= Stated task =
For every line in the data below that contains "this", copy the line.
START Extracted data
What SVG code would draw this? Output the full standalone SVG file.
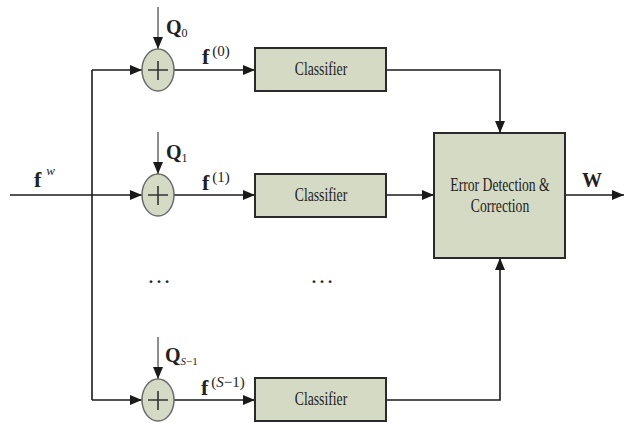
END Extracted data
START Extracted data
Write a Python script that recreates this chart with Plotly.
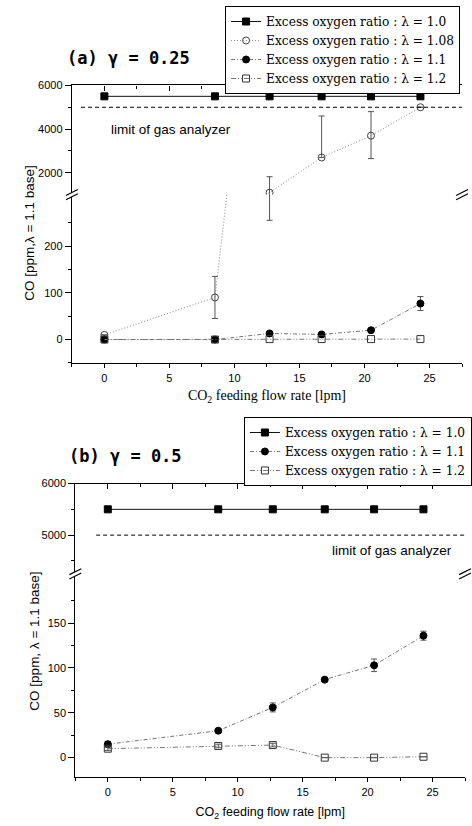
END Extracted data
START Extracted data
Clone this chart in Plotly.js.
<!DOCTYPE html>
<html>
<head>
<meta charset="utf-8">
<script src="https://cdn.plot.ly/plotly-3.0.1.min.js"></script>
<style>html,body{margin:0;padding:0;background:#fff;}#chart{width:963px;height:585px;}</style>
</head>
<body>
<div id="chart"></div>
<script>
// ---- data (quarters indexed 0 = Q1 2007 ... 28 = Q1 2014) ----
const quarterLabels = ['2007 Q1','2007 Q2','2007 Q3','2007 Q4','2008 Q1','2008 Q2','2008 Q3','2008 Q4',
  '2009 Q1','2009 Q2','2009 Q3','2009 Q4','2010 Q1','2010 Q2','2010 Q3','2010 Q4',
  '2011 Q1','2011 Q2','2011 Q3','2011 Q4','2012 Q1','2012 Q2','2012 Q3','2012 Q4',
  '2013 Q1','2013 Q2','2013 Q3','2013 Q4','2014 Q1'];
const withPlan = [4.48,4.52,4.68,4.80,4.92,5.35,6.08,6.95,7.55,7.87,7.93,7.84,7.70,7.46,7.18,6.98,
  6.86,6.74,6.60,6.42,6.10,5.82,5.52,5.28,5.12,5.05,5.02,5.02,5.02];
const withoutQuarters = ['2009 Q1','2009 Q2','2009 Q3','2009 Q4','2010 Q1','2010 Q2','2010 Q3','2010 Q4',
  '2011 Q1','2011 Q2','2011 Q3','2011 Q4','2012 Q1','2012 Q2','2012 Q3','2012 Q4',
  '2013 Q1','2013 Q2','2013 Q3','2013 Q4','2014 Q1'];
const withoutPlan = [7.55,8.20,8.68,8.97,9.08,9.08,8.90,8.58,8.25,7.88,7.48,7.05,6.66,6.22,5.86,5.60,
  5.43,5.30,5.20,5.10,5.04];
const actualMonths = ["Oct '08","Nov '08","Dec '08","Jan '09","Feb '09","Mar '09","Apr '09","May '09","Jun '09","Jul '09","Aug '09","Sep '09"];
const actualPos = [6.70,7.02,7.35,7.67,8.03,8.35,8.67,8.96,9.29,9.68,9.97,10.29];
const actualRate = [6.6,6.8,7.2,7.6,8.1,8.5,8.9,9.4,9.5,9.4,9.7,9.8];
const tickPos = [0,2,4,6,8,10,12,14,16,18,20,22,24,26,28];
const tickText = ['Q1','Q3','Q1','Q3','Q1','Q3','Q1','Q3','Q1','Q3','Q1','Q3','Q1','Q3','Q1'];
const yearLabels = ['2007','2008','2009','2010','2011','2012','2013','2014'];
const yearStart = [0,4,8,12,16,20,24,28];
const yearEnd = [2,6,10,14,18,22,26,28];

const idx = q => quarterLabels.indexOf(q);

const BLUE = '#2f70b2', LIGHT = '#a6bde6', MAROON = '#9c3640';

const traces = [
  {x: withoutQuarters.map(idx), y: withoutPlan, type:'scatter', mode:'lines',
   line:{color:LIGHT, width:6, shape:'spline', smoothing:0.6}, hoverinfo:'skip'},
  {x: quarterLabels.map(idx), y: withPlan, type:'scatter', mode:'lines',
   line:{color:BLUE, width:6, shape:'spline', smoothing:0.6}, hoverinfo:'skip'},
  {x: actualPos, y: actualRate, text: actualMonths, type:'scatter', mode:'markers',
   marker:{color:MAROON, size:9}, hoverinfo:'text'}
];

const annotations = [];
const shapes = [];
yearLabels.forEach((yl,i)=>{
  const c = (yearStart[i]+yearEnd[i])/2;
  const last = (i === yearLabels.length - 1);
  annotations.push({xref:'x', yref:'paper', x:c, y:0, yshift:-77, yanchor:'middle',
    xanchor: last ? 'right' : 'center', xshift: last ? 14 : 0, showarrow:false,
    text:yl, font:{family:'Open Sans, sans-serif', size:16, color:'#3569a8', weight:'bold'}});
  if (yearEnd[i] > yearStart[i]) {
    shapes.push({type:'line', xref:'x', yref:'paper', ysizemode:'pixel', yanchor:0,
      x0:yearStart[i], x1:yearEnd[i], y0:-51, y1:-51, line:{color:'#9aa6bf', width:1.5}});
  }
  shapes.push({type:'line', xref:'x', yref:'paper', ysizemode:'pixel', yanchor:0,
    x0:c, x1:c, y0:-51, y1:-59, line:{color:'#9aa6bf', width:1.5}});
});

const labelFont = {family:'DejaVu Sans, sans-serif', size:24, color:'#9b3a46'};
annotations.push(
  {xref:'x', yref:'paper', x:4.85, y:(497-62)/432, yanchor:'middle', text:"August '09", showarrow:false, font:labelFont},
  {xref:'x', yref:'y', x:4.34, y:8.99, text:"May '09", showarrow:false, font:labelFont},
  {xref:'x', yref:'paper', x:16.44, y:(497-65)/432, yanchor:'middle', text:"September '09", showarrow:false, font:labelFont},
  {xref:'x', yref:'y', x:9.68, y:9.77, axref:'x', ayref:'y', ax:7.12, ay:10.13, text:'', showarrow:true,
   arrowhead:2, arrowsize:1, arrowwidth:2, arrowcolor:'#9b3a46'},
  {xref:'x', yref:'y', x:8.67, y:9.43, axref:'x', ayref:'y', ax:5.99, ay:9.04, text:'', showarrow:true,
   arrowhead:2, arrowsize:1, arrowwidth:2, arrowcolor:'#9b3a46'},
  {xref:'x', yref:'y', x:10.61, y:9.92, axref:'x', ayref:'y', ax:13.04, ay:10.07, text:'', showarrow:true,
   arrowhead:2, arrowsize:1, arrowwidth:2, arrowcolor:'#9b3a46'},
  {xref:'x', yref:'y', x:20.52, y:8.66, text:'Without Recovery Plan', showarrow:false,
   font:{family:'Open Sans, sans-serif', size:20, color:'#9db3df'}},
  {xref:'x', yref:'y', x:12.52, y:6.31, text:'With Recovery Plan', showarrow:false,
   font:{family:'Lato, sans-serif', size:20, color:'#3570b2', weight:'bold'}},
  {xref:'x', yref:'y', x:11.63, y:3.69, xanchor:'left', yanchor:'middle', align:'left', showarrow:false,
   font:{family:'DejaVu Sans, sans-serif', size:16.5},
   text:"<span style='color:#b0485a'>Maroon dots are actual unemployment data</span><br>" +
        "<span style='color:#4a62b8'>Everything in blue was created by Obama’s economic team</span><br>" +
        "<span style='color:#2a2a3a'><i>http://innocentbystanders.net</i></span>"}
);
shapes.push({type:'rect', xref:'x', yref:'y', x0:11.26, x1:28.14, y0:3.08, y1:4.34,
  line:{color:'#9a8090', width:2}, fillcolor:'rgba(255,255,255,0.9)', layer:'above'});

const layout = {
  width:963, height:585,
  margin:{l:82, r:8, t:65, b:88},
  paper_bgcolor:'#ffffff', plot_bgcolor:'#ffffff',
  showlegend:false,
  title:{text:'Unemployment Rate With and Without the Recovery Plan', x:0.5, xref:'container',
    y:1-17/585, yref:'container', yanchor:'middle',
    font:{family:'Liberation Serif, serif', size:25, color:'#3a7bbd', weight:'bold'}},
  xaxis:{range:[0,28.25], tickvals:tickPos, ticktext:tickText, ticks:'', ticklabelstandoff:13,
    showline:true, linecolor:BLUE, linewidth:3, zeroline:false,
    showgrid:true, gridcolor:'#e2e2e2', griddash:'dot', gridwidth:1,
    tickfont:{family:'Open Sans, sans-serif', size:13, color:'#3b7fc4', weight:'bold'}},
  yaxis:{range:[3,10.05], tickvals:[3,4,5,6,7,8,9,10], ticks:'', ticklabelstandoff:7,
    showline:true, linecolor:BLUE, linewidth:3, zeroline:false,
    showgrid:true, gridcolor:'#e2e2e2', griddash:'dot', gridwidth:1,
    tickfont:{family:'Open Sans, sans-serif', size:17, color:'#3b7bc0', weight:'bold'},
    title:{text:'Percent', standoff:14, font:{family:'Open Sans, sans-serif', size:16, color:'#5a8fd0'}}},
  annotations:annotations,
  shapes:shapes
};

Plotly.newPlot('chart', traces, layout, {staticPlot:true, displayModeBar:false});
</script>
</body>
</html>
END Extracted data
= Solution to the exercise =
What SVG code would draw this? Output the full standalone SVG file.
Write a Python script that recreates this chart with Plotly.
Clone this chart in Plotly.js.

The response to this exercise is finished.